A few weeks ago on a Sunday morning I woke DJ out of his teenage weekend slumber to drag him along to pick up some scapes. I didn’t think much of it at the time, but as we headed out to the garlic farm he asked me: “What are scapes anyway?” This led to a fun discussion about how garlic grows, what scapes are, and why I was driving out to a farm to pick up three pounds of them. In the end, we had a great father/son experience, as silly as it sounds, just talking about garlic and how to cook it plus a walk through the farmers fields. Add another experience to the memory bank.
Adding memories is a major theme of the recent book Die with Zero by Bill Perkins. The book seems to be all the rage this year — seemingly every week I see someone else mention it. The author has been on so many of the podcasts I listen to including those as diverse as The Drive with Peter Attia and All The Hacks. I’d highly encourage anyone to read the book. The net of it is that experiences you can recall from your memory have the most value as you age. That once you hit your 70’s or 80’s or beyond these memories are far more valuable than whatever nest egg you may have (and at that age may have a hard time spending).

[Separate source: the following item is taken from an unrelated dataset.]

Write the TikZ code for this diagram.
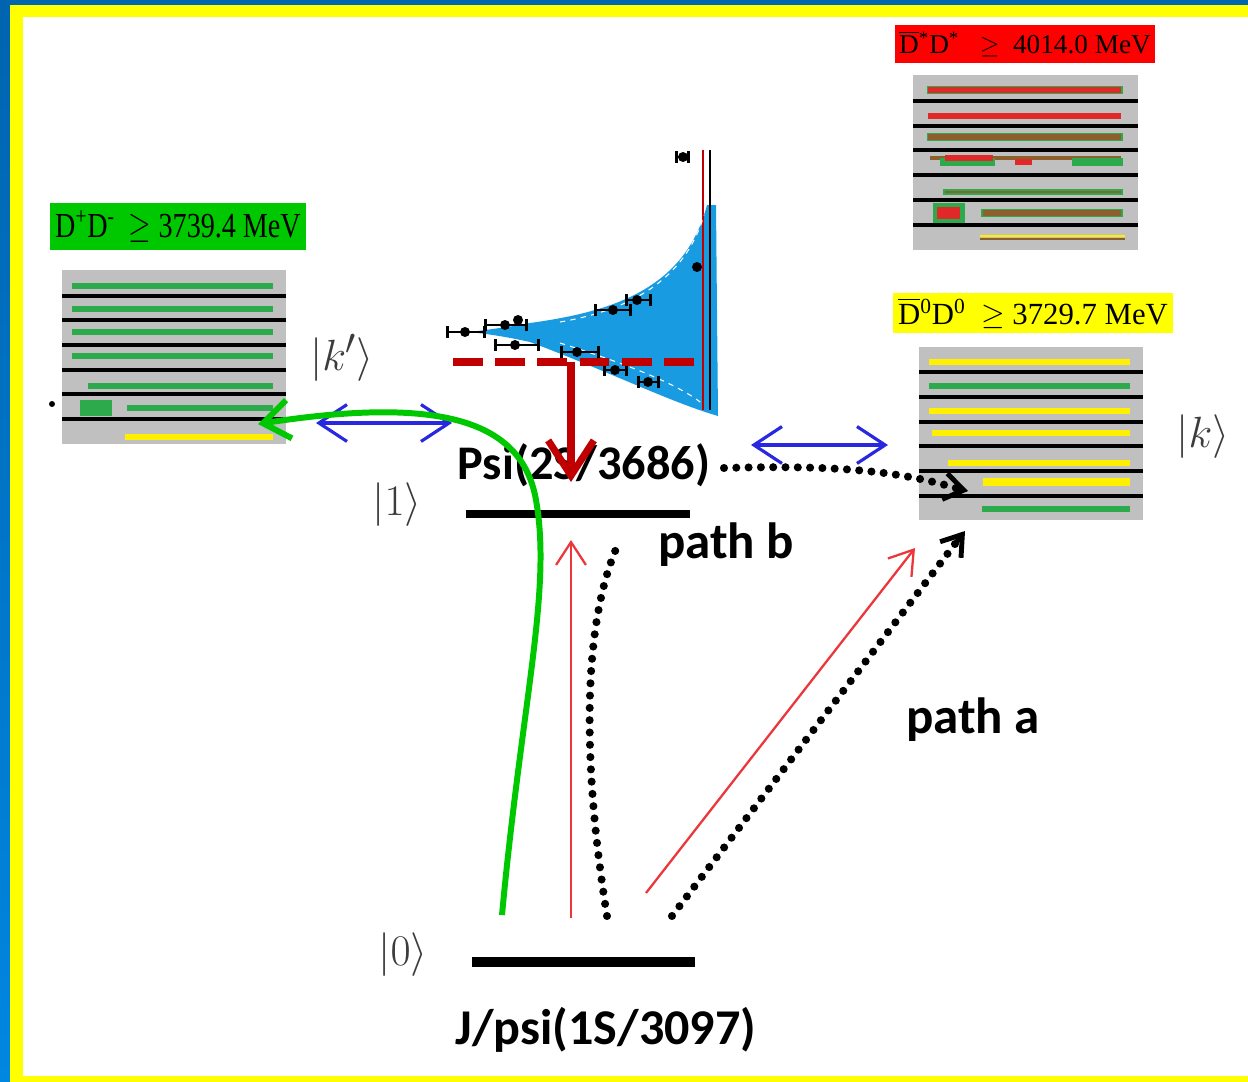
\documentclass[tikz,border=0pt]{standalone}
\usepackage{amsmath}
\usepackage{amssymb}
\usepackage{fontspec}
\setmainfont{Liberation Serif}
\newfontfamily\pathfont{Carlito}
\usepackage{tikz}
\usetikzlibrary{arrows.meta,calc}

\definecolor{frameBlue}{RGB}{0,100,175}
\definecolor{frameBlueL}{RGB}{0,135,225}
\definecolor{frameYellow}{RGB}{255,255,0}
\definecolor{boxGray}{RGB}{192,192,192}
\definecolor{barGreen}{RGB}{45,170,75}
\definecolor{barYellow}{RGB}{255,240,0}
\definecolor{barRed}{RGB}{225,40,40}
\definecolor{barBrown}{RGB}{140,95,45}
\definecolor{labelGreen}{RGB}{0,200,0}
\definecolor{labelRed}{RGB}{255,0,0}
\definecolor{darkRed}{RGB}{192,0,0}
\definecolor{thinRed}{RGB}{235,55,60}
\definecolor{arrowBlue}{RGB}{40,40,225}
\definecolor{curveGreen}{RGB}{0,200,0}
\definecolor{plotBlue}{RGB}{25,155,225}
\definecolor{ketGray}{RGB}{60,60,60}

\tikzset{
  levelbox/.style={fill=boxGray, inner sep=0pt},
  blackline/.style={line width=2.6pt},
  colbar/.style={line width=3.2pt},
  levelline/.style={line width=4.8pt},
  ket/.style={text=ketGray, font=\fontsize{31}{33}\selectfont},
  bigtext/.style={font=\pathfont\bfseries\fontsize{27.5}{29}\selectfont},
  pathtext/.style={font=\pathfont\bfseries\fontsize{29}{31}\selectfont},
  thinarrow/.style={thinRed, line width=1.3pt, -{Straight Barb[length=13pt, width=17pt, line width=1.3pt]}},
  dotline/.style={line width=4.6pt, line cap=round, dash pattern=on 0pt off 7pt},
  blueboth/.style={arrowBlue, line width=1.8pt, {Straight Barb[length=16pt, width=21pt]}-{Straight Barb[length=16pt, width=21pt]}},
  errbar/.style={line width=1.6pt, {|[width=7pt]}-{|[width=7pt]}}
}

\begin{document}
\begin{tikzpicture}[x=0.02cm, y=-0.02cm]
	\useasboundingbox (0,0) rectangle (1248,1082);
	% frame
	\fill[frameBlue] (0,0) rectangle (1248,5);
	\shade[top color=frameBlue, bottom color=frameBlueL] (0,0) rectangle (10,1082);
	\fill[frameYellow] (10,5) rectangle (1248,17);
	\fill[frameYellow] (10,5) rectangle (23,1082);
	\fill[frameYellow] (10,1076) rectangle (1248,1082);

	% threshold labels
	\node[fill=labelGreen, inner sep=0pt, minimum width=5.12cm, minimum height=0.94cm] (dpdm) at (178,226.5)
		{\scalebox{0.8}[1]{\fontsize{20}{22}\selectfont D\textsuperscript{+}D\textsuperscript{-}\ \ $\geq$ 3739.4 MeV}};
	\node[fill=labelRed, inner sep=0pt, minimum width=5.2cm, minimum height=0.76cm] (dsds) at (1025,44)
		{\fontsize{15.5}{17}\selectfont $\overline{\mbox{D}}$\textsuperscript{*}D\textsuperscript{*}\ \ \ $\geq$\ \ 4014.0 MeV};
	\node[fill=frameYellow, inner sep=0pt, minimum width=5.6cm, minimum height=0.8cm] (dzdz) at (1033,313)
		{\fontsize{17.5}{19}\selectfont $\overline{\mbox{D}}$\textsuperscript{0}D\textsuperscript{0}\ \ $\geq$\ 3729.7 MeV};

	% left continuum |k'>
	\node[levelbox, minimum width=4.48cm, minimum height=3.48cm] (kpbox) at (174,357) {};
	\foreach \y in {286,309,332,356} \draw[colbar, barGreen] (72,\y) -- (273,\y);
	\draw[colbar, barGreen] (88,386) -- (273,386);
	\draw[colbar, barGreen] (127,408) -- (273,408);
	\fill[barGreen] (80,400) rectangle (112,416);
	\draw[colbar, barYellow] (125,437) -- (273,437);
	\foreach \y in {296,320,345,370,394,419} \draw[blackline] (62,\y) -- (286,\y);
	\fill (52,404) circle (3);

	% upper right continuum
	\node[levelbox, minimum width=4.5cm, minimum height=3.5cm] (dsbox) at (1025.5,162.5) {};
	\draw[line width=4.6pt, barGreen] (927,90) -- (1123,90);
	\draw[colbar, barRed] (928,90) -- (1121,90);
	\draw[colbar, barRed] (928,116) -- (1121,116);
	\draw[line width=4.6pt, barGreen] (927,137) -- (1123,137);
	\draw[colbar, barBrown] (928,137) -- (1121,137);
	\draw[line width=2pt, barBrown] (930,158) -- (1121,158);
	\draw[line width=4pt, barGreen] (940,162) -- (995,162);
	\draw[line width=4pt, barGreen] (1072,162) -- (1123,162);
	\draw[line width=3pt, barRed] (945,158) -- (993,158);
	\fill[barRed] (1015,159) rectangle (1032,165);
	\draw[line width=3pt, barGreen] (943,192) -- (1123,192);
	\draw[line width=1.5pt, barBrown] (945,192) -- (1121,192);
	\draw[line width=4.6pt, barGreen] (981,213) -- (1123,213);
	\draw[colbar, barBrown] (983,213) -- (1121,213);
	\fill[barGreen] (933,203) rectangle (965,223);
	\fill[barRed] (937,207) rectangle (960,219);
	\draw[line width=1.6pt, barYellow] (980,236) -- (1125,236);
	\draw[line width=1.6pt, barBrown] (980,239) -- (1125,239);
	\foreach \y in {101,126,150,175,200,225} \draw[blackline] (913,\y) -- (1138,\y);

	% right continuum |k>
	\node[levelbox, minimum width=4.48cm, minimum height=3.46cm] (kbox) at (1031,433.5) {};
	\draw[colbar, barYellow] (929,362) -- (1130,362);
	\draw[colbar, barGreen] (929,386) -- (1130,386);
	\draw[colbar, barYellow] (929,411) -- (1130,411);
	\draw[colbar, barYellow] (932,433) -- (1130,433);
	\draw[colbar, barYellow] (948,463) -- (1130,463);
	\draw[line width=5pt, barYellow] (983,482) -- (1130,482);
	\draw[colbar, barGreen] (982,509) -- (1130,509);
	\foreach \y in {372,397,422,446,471,496} \draw[blackline] (919,\y) -- (1143,\y);

	% kets
	\node[ket] (ketkp) at (342,358) {$|k'\rangle$};
	\node[ket] (ketk) at (1203,437) {$|k\rangle$};
	\node[ket] (ketone) at (397,505) {$|1\rangle$};
	\node[ket] (ketzero) at (403,955) {$|0\rangle$};

	% levels
	\draw[levelline] (466,514) coordinate (l1w) -- (690,514) coordinate (l1e);
	\draw[levelline, line width=5.2pt] (472,962) coordinate (l0w) -- (695,962) coordinate (l0e);
	\node[bigtext] (psitwo) at (584,465) {Psi(2S/3686)};
	\node[bigtext, font=\pathfont\bfseries\fontsize{28.5}{30}\selectfont] (jpsi) at (606,1030) {J/psi(1S/3097)};
	\node[pathtext] (pathb) at (726,545) {path b};
	\node[pathtext] (patha) at (973,720) {path a};

	% line shape plot
	\fill[plotBlue] (478,331) .. controls (500,328) and (515,326) .. (530,323) .. controls (610,312) and (685,290) .. (707,205) -- (716,205) -- (718,416)
		.. controls (670,402) and (610,372) .. (530,342) .. controls (512,338) and (495,335) .. (478,333) -- cycle;
	\draw[darkRed, line width=1.4pt] (703,150) -- (703,410);
	\draw[line width=0.9pt] (710,150) -- (710,410);
	\draw[white, line width=0.6pt, dash pattern=on 3pt off 3pt] (560,322) .. controls (630,310) and (685,280) .. (704,215);
	\draw[white, line width=0.6pt, dash pattern=on 3pt off 3pt] (560,343) .. controls (630,365) and (680,385) .. (704,405);
	\draw[errbar] (446,332) -- (486,332);
	\draw[errbar] (484,325) -- (528,325);
	\draw[errbar] (494,345) -- (540,345);
	\draw[errbar] (560,352) -- (600,352);
	\draw[errbar] (594,310) -- (632,310);
	\draw[errbar] (625,300) -- (652,300);
	\draw[errbar] (603,370) -- (628,370);
	\draw[errbar] (637,382) -- (660,382);
	\draw[errbar] (675,157) -- (690,157);
	\foreach \p in {(465,332),(505,325),(518,320),(515,345),(577,352),(613,310),(637,300),(615,370),(648,382),(697,267),(683,157)}
		\fill \p circle (5);
	\draw[darkRed, line width=4.5pt, dash pattern=on 17pt off 7pt] (453,362) -- (695,362);
	\coordinate (cut) at (571,362);
	\coordinate (cutend) at (571,482);
	\draw[darkRed, line width=4pt, -{Straight Barb[length=20pt, width=26pt, line width=4pt]}] (cut) -- (cutend);

	% transitions
	\coordinate (a0) at (571,918);
	\coordinate (a1) at (571,540);
	\coordinate (b0) at (646,893);
	\coordinate (b1) at (915,548);
	\draw[thinarrow] (a0) -- (a1);
	\draw[thinarrow] (b0) -- (b1);
	\coordinate (pb0) at (607,916);
	\coordinate (pb1) at (620,540);
	\draw[dotline] (pb0) .. controls (582,760) and (582,620) .. (pb1);
	\coordinate (pc0) at (724,468);
	\coordinate (pc1) at (962,490);
	\draw[dotline] (pc0) .. controls (830,465) and (900,470) .. (pc1);
	\draw[line width=2.8pt, -{Straight Barb[length=11pt, width=15pt, line width=2.8pt]}] ($(pc1)+(-4,-1)$) -- (968,491);
	\coordinate (pa0) at (672,916);
	\coordinate (pa1) at (958,540);
	\draw[dotline] (pa0) -- (pa1);
	\draw[line width=2.8pt, -{Straight Barb[length=11pt, width=15pt, line width=2.8pt]}] ($(pa1)+(-3,4)$) -- (965,531);

	% coupling to continua
	\draw[blueboth] (316,423) -- (452,423);
	\draw[blueboth] (751,445) -- (888,445);
	\coordinate (g0) at (502,915);
	\coordinate (g1) at (258,424);
	\draw[curveGreen, line width=3.4pt, -{Straight Barb[length=15pt, width=22pt, line width=3.4pt]}]
		(g0) .. controls (522,700) and (552,590) .. (536,500) .. controls (522,420) and (440,396) .. (g1);
\end{tikzpicture}
\end{document}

Another major concept of the book is that there are some things that naturally fit in certain parts of your life. If you miss the stage when an experience can be had, you will never get it back. For example, you spend something like 90% of all the time you will ever spend with your child happens before they turn 18. Or… as we age we loose the physical ability to enjoy or even do certain activities — long hikes, climbing Machu Picchu, and eventually even sitting on a long plane ride to some foreign country.
So as we plan for our next great adventure, and I come to the realization that saving for retirement since we were 21 means we really don’t need to continue to work and accumulate, I’ve started thinking a lot more about where certain activities fit in the decades of our lives and what else to do with DJ before he inevitably marches off on his own.
We’ve started trying to organize the experiences we would like to have at various times in the decades ahead in our Experience by Age Bucket page — something we hope to use as a placeholder for ideas as well as the things we’ve already done.
If you haven’t read the book yet, be sure to get it from the library, or if you must, buy a physical copy. Worst case listen to Net Fulfillment over Net Worth with Bill Perkins on All The Hacks.